PARAMETER	DESCRIPTION
`buf`	Input audio. TYPE: `AudioBuffer`
`semitones`	Pitch shift in semitones. Positive = higher, negative = lower. TYPE: `float`
`window_size`	STFT analysis window size. TYPE: `int` DEFAULT: `2048`
`hop_size`	STFT hop size. Defaults to `window_size // 4`. TYPE: `int or None` DEFAULT: `None`

RETURNS	DESCRIPTION
`AudioBuffer`	Pitch-shifted audio with the same duration and sample rate.

spectral_denoise ¶

spectral_denoise(
    spec: Spectrogram,
    noise_frames: int = 10,
    reduction_db: float = -20.0,
    smoothing: int = 0,
) -> Spectrogram

Spectral noise reduction using a profile estimated from leading frames.

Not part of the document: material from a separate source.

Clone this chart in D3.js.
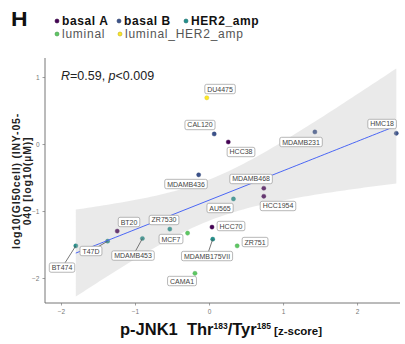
<!DOCTYPE html>
<html><head><meta charset="utf-8">
<script src="https://cdn.jsdelivr.net/npm/d3@7"></script>
<style>
html,body{margin:0;padding:0;background:#fff;}
svg{display:block;font-family:"Liberation Sans",Arial,sans-serif;}
</style></head>
<body><svg id="c" width="405" height="344"></svg>
<script>
// ---- data ----
const cellLines = ["DU4475","CAL120","HCC38","MDAMB231","HMC18","MDAMB436","MDAMB468","HCC1954","AU565","HCC70","ZR751","MDAMB175VII","CAMA1","MCF7","ZR7530","BT20","T47D","MDAMB453","BT474"];
const pJNK = [-0.03,0.07,0.26,1.43,2.53,-0.14,0.74,0.74,0.33,0.04,0.38,0.05,-0.19,-0.53,-0.29,-1.24,-1.37,-0.90,-1.80];
const logGI50 = [0.69,0.15,0.03,0.18,0.16,-0.46,-0.66,-0.78,-0.82,-1.24,-1.52,-1.42,-1.93,-1.27,-1.33,-1.30,-1.45,-1.41,-1.52];
const subtype = ["luminal_HER2_amp","basal B","basal A","basal B","basal B","basal B","basal A","basal A","HER2_amp","basal A","luminal","HER2_amp","luminal","HER2_amp","luminal","basal A","HER2_amp","HER2_amp","HER2_amp"];
// label (repel) positions, data units
const labelX = [0.149,-0.122,0.432,1.243,2.338,-0.311,0.568,0.932,0.149,0.297,0.622,-0.027,-0.365,-0.514,-0.608,-1.081,-1.595,-1.027,-1.986];
const labelY = [0.821,0.284,-0.119,0.030,0.299,-0.597,-0.522,-0.925,-0.955,-1.224,-1.463,-1.672,-2.045,-1.418,-1.134,-1.164,-1.597,-1.665,-1.844];
const connectorNames = ["BT474","T47D","MDAMB453","MDAMB175VII"];
const subtypes = ["basal A","basal B","HER2_amp","luminal","luminal_HER2_amp"];
const subtypeColors = ["#440154","#3B528B","#21908C","#5DC863","#FDE725"];
const xTicks = [-2,-1,0,1,2];
const yTicks = [-2,-1,0,1];
const statText = {R:"0.59", p:"0.009"};

const svg = d3.select("#c");
const x = d3.scaleLinear().domain([-2.216, 2.58]).range([45, 400]);
const y = d3.scaleLinear().domain([-2.373, 1.284]).range([303, 58]);
const col = d3.scaleOrdinal().domain(subtypes).range(subtypeColors);

const pts = cellLines.map((n,i)=>({name:n, x:pJNK[i], y:logGI50[i], s:subtype[i], lx:labelX[i], ly:labelY[i]}));

// ---- axes ----
const xa = svg.append("g").attr("transform","translate(0,303)")
  .call(d3.axisBottom(x).tickValues(xTicks).tickSize(2.5).tickPadding(4).tickFormat(d3.format("d")));
const ya = svg.append("g").attr("transform","translate(45,0)")
  .call(d3.axisLeft(y).tickValues(yTicks).tickSize(2.5).tickPadding(3).tickFormat(d3.format("d")));
[xa,ya].forEach(a=>{
  a.select(".domain").attr("stroke","#666").attr("stroke-width",0.9);
  a.selectAll(".tick line").attr("stroke","#777").attr("stroke-width",0.7);
  a.selectAll(".tick text").attr("fill","#777").attr("font-size","6.5px").attr("font-family","Liberation Sans, Arial, sans-serif");
});
xa.select(".domain").attr("d",`M${x.range()[0]},0H${x.range()[1]}`);
ya.select(".domain").attr("d",`M0,${y.range()[0]}V${y.range()[1]}`);

// ---- points ----
svg.append("g").selectAll("circle").data(pts).join("circle")
  .attr("cx",d=>x(d.x)).attr("cy",d=>y(d.y)).attr("r",2.1)
  .attr("fill",d=>col(d.s)).attr("stroke",d=>d3.color(col(d.s)).darker(0.5)).attr("stroke-width",0.4);

// ---- linear fit + 95% CI (lm) ----
const n = pts.length;
const mx = d3.mean(pts,d=>d.x), my = d3.mean(pts,d=>d.y);
const Sxx = d3.sum(pts,d=>(d.x-mx)**2), Sxy = d3.sum(pts,d=>(d.x-mx)*(d.y-my));
const b = Sxy/Sxx, a0 = my - b*mx;
const sse = d3.sum(pts,d=>(d.y-(a0+b*d.x))**2);
const sigma = Math.sqrt(sse/(n-2));
const tq = 2.1098; // t(0.975, df=17)
const [xmin,xmax] = d3.extent(pts,d=>d.x);
const grid = d3.range(0,81).map(i=>xmin+(xmax-xmin)*i/80);
const band = grid.map(g=>{const se=sigma*Math.sqrt(1/n+(g-mx)**2/Sxx); const f=a0+b*g; return {x:g,f,lo:f-tq*se,hi:f+tq*se};});
svg.append("path").datum(band)
  .attr("d",d3.area().x(d=>x(d.x)).y0(d=>y(d.lo)).y1(d=>y(d.hi)))
  .attr("fill","#b8b8b8").attr("fill-opacity",0.3);
svg.append("path").datum(band)
  .attr("d",d3.line().x(d=>x(d.x)).y(d=>y(d.f)))
  .attr("fill","none").attr("stroke","#4a66f5").attr("stroke-width",1);

// ---- labels ----
const lg = svg.append("g");
const fs = 7;
pts.forEach(d=>{
  const cx = x(d.lx), cy = y(d.ly);
  if (connectorNames.includes(d.name)) {
    lg.append("line").attr("x1",x(d.x)).attr("y1",y(d.y)).attr("x2",cx).attr("y2",cy)
      .attr("stroke","#555").attr("stroke-width",0.8);
  }
});
pts.forEach(d=>{
  const cx = x(d.lx), cy = y(d.ly);
  const t = lg.append("text").attr("x",cx).attr("y",cy+2.5).attr("text-anchor","middle")
    .attr("font-size",fs+"px").attr("fill","#444").text(d.name);
  const w = t.node().getComputedTextLength();
  lg.insert("rect","text:last-child")
    .attr("x",cx-w/2-2.4).attr("y",cy-4.7).attr("width",w+4.8).attr("height",9.4)
    .attr("rx",1.8).attr("fill","#fff").attr("stroke","#999").attr("stroke-width",0.7);
});

// ---- stat annotation ----
const st = svg.append("text").attr("x",61).attr("y",80).attr("font-size","12.5px").attr("fill","#222");
st.append("tspan").attr("font-style","italic").text("R");
st.append("tspan").text("="+statText.R+", ");
st.append("tspan").attr("font-style","italic").text("p");
st.append("tspan").text("<"+statText.p);

// ---- panel letter ----
svg.append("text").attr("x",11).attr("y",26).attr("font-size","20px").attr("font-weight","bold")
  .attr("fill","#111").attr("transform","translate(11,26) scale(1.15,1) translate(-11,-26)").text("H");

// ---- legend ----
const legPos = [[57,21,true],[119,21,true],[186,21,true],[57,34,false],[120,34,false]];
subtypes.forEach((s,i)=>{
  const [lx,ly,bold] = legPos[i];
  svg.append("circle").attr("cx",lx).attr("cy",ly).attr("r",2)
    .attr("fill",col(s)).attr("stroke",d3.color(col(s)).darker(0.8)).attr("stroke-width",0.6);
  svg.append("text").attr("x",lx+5).attr("y",ly+4.2).attr("font-size","12px")
    .attr("font-weight",bold?"bold":"normal").attr("letter-spacing",bold?"0.6px":"0.75px")
    .attr("fill",bold?"#111":"#555").text(s);
});

// ---- axis titles ----
const xt = svg.append("text").attr("x",221).attr("y",335).attr("text-anchor","middle")
  .attr("font-weight","bold").attr("fill","#111").attr("font-size","16.5px");
xt.append("tspan").text("p-JNK1\u00a0\u00a0Thr");
xt.append("tspan").attr("font-size","8.5px").attr("dy",-6.5).text("183");
xt.append("tspan").attr("dy",6.5).text("/Tyr");
xt.append("tspan").attr("font-size","8.5px").attr("dy",-6.5).text("185");
xt.append("tspan").attr("dy",6.5).attr("font-size","11.5px").text(" [z-score]");

const yt = svg.append("text").attr("transform","translate(0,181) rotate(-90)")
  .attr("text-anchor","middle").attr("font-size","10.5px").attr("font-weight","bold")
  .attr("fill","#222").attr("letter-spacing","0.8px");
yt.append("tspan").attr("x",0).attr("y",20).text("log10(GI50cell) (INY-05-");
yt.append("tspan").attr("x",0).attr("y",31).text("040 [log10(\u00b5M)]");
</script></body></html>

Computes the mean magnitude of the first noise_frames STFT frames per bin, then attenuates bins whose magnitude falls at or below that noise floor. The leading frames should ideally contain only noise.

PARAMETER	DESCRIPTION
`spec`	Input spectrogram. TYPE: `Spectrogram`
`noise_frames`	Number of leading STFT frames used to build the noise profile, >= 1. Typical: 5--20. TYPE: `int` DEFAULT: `10`
`reduction_db`	Attenuation in dB applied to bins at or below the noise floor. More negative = more aggressive reduction. Typical: -40 to -10. TYPE: `float` DEFAULT: `-20.0`
`smoothing`	If > 0, apply a moving-average of this width (in bins) to the noise profile, reducing musical-noise artefacts. Typical: 0--5. TYPE: `int` DEFAULT: `0`

RETURNS	DESCRIPTION
`Spectrogram`	Denoised spectrogram.

RAISES	DESCRIPTION
`ValueError`	If noise_frames < 1 or exceeds the number of available frames.

eq_match ¶

eq_match(
    buf: AudioBuffer,
    target: AudioBuffer,
    window_size: int = 4096,
    smoothing: int = 0,
) -> AudioBuffer

Match the spectral envelope of buf to target.

PARAMETER	DESCRIPTION
`buf`	Source audio to be adjusted. TYPE: `AudioBuffer`
`target`	Reference audio whose spectral envelope is matched. TYPE: `AudioBuffer`
`window_size`	STFT window size, > 0. Typical: 2048--8192. TYPE: `int` DEFAULT: `4096`
`smoothing`	If > 0, apply a moving-average of this width (in bins) to the correction curve. Typical: 0--20. TYPE: `int` DEFAULT: `0`

RAISES	DESCRIPTION
`ValueError`	If sample rates or channel counts differ.